[Entries with chart source code]
········

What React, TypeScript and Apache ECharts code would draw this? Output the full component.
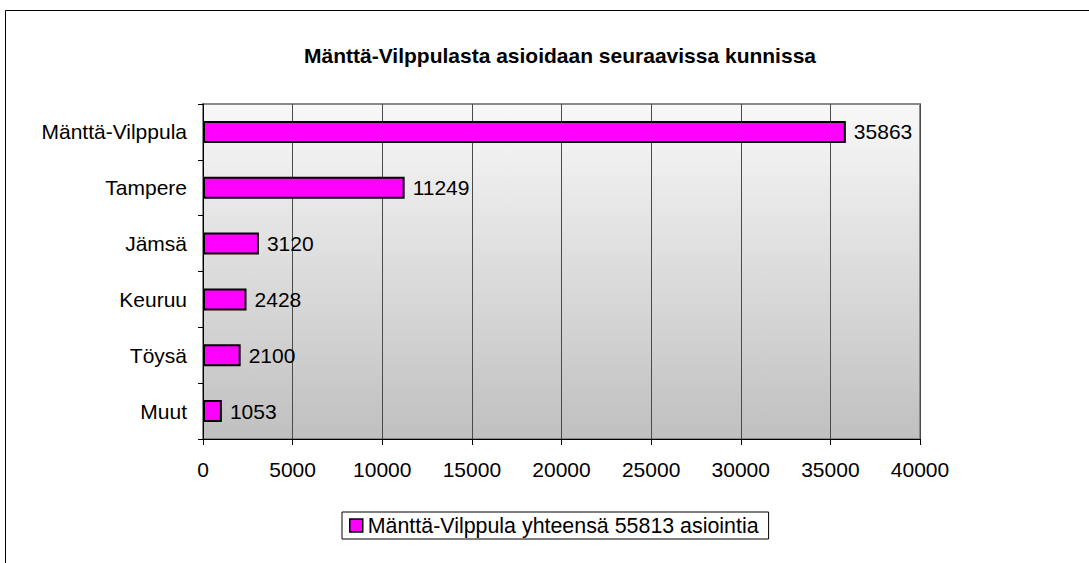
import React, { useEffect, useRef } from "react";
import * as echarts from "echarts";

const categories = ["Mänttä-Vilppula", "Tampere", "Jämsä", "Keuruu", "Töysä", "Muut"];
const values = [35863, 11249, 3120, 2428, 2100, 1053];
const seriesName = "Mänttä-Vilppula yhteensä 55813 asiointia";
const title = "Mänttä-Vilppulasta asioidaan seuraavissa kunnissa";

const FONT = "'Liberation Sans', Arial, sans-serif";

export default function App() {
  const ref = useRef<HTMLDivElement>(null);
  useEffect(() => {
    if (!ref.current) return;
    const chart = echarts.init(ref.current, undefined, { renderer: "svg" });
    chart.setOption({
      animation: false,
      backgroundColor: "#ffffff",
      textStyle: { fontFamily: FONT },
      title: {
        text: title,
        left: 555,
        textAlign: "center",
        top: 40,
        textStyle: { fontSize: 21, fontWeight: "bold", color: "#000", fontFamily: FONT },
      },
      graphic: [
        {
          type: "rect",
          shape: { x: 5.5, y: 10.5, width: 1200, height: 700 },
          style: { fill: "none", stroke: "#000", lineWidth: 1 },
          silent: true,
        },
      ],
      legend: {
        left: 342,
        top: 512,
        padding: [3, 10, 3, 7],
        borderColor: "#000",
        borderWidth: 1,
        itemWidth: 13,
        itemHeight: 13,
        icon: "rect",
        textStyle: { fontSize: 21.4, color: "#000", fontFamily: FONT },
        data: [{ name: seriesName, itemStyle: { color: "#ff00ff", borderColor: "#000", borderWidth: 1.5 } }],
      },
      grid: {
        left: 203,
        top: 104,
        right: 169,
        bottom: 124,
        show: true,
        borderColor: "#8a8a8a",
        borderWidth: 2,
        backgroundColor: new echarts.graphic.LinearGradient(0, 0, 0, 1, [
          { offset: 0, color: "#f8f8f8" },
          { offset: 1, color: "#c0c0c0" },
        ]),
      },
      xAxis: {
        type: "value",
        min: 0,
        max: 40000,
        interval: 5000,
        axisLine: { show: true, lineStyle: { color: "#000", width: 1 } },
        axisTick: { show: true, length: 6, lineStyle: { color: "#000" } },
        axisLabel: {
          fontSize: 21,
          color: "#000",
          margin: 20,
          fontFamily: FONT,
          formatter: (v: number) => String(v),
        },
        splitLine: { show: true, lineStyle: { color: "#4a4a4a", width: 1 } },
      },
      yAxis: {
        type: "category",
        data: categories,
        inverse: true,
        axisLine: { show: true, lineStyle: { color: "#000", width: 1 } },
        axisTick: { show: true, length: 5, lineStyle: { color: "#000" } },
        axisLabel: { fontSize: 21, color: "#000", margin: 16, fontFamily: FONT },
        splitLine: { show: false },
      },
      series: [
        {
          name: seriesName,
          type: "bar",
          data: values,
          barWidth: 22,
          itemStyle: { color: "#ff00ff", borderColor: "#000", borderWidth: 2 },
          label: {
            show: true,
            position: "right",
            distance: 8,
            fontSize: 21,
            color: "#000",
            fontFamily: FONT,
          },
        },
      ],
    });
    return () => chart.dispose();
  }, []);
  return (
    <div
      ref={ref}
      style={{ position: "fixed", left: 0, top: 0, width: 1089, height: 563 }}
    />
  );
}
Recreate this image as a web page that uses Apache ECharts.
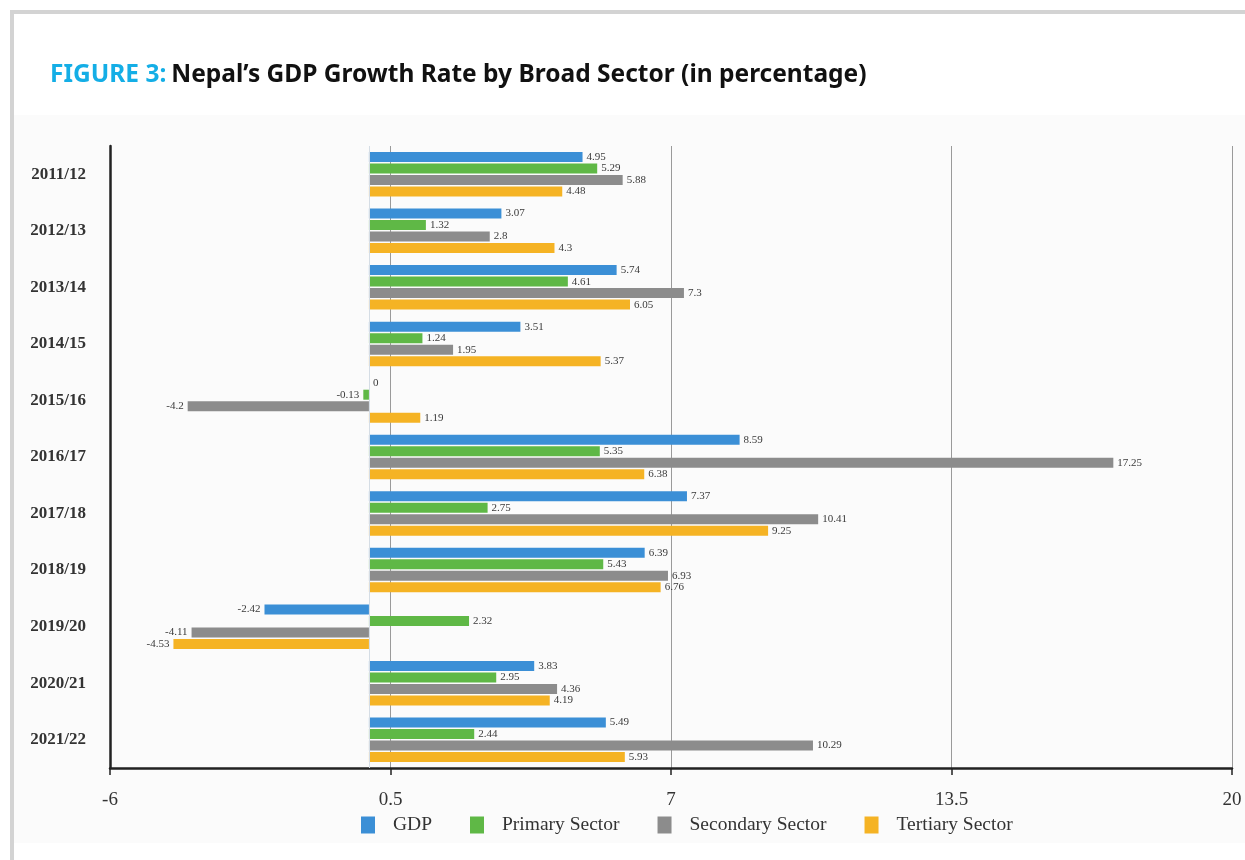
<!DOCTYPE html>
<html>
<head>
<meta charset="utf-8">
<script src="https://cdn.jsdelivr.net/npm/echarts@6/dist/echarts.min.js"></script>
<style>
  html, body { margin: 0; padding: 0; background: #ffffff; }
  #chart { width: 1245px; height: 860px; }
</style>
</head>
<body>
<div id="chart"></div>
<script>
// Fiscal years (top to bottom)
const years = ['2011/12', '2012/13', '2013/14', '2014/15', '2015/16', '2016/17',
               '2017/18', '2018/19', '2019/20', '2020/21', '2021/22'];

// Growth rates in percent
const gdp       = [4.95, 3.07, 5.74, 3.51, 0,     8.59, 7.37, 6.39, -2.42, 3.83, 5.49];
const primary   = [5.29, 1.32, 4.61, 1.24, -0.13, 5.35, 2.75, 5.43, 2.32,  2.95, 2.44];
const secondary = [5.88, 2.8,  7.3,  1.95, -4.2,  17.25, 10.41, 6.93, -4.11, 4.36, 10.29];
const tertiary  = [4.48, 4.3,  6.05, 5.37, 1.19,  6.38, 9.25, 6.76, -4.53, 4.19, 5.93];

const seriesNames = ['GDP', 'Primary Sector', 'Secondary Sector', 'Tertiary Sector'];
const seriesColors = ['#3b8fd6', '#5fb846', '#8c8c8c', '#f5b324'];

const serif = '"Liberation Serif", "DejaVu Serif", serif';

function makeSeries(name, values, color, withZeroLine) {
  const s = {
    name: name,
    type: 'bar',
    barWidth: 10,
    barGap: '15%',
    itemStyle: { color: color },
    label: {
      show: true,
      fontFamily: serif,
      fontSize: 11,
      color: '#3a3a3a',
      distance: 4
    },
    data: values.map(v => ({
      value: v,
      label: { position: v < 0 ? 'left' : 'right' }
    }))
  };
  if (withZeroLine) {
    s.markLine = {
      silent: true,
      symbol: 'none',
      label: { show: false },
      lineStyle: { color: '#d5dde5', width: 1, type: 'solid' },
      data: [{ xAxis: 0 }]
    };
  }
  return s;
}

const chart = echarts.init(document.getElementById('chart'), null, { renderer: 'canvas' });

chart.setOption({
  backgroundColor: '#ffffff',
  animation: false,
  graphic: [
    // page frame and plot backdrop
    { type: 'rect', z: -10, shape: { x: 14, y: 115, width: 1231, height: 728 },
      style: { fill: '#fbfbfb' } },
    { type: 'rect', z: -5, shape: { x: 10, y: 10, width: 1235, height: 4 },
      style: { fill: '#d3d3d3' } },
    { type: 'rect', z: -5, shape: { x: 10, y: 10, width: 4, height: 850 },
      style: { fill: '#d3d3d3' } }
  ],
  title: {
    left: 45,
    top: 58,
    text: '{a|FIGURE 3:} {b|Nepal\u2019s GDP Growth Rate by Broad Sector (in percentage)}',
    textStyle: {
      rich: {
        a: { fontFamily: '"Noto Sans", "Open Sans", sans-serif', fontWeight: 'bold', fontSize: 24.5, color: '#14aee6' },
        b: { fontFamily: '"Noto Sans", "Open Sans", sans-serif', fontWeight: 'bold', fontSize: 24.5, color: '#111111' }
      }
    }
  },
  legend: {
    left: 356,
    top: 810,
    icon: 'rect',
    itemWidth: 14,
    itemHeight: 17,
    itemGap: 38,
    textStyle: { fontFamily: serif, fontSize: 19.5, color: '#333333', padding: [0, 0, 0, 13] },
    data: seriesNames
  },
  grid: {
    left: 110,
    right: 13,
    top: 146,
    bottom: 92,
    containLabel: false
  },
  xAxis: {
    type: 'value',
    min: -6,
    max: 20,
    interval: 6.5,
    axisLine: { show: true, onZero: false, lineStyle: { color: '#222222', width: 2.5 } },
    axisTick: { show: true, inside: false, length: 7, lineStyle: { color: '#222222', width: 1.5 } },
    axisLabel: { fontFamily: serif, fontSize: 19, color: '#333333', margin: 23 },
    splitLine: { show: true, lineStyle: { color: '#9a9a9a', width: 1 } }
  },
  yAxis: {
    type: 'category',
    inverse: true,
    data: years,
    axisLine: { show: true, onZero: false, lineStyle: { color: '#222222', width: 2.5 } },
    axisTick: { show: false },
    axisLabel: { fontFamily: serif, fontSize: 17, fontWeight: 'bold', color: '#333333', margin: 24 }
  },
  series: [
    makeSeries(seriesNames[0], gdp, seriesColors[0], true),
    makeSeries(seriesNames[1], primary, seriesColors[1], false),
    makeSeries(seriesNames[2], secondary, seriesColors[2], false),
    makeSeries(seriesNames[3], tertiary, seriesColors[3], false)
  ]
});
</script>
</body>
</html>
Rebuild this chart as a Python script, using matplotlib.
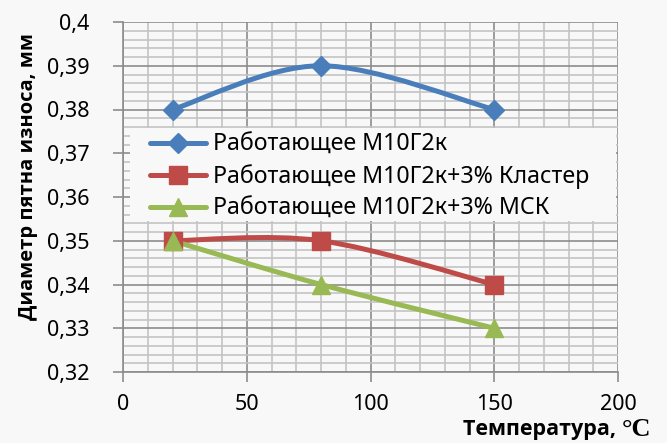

········

## Description of the task:
Count the lines in the records above that contain the word "this", and give only that number.

## Worked answer:
3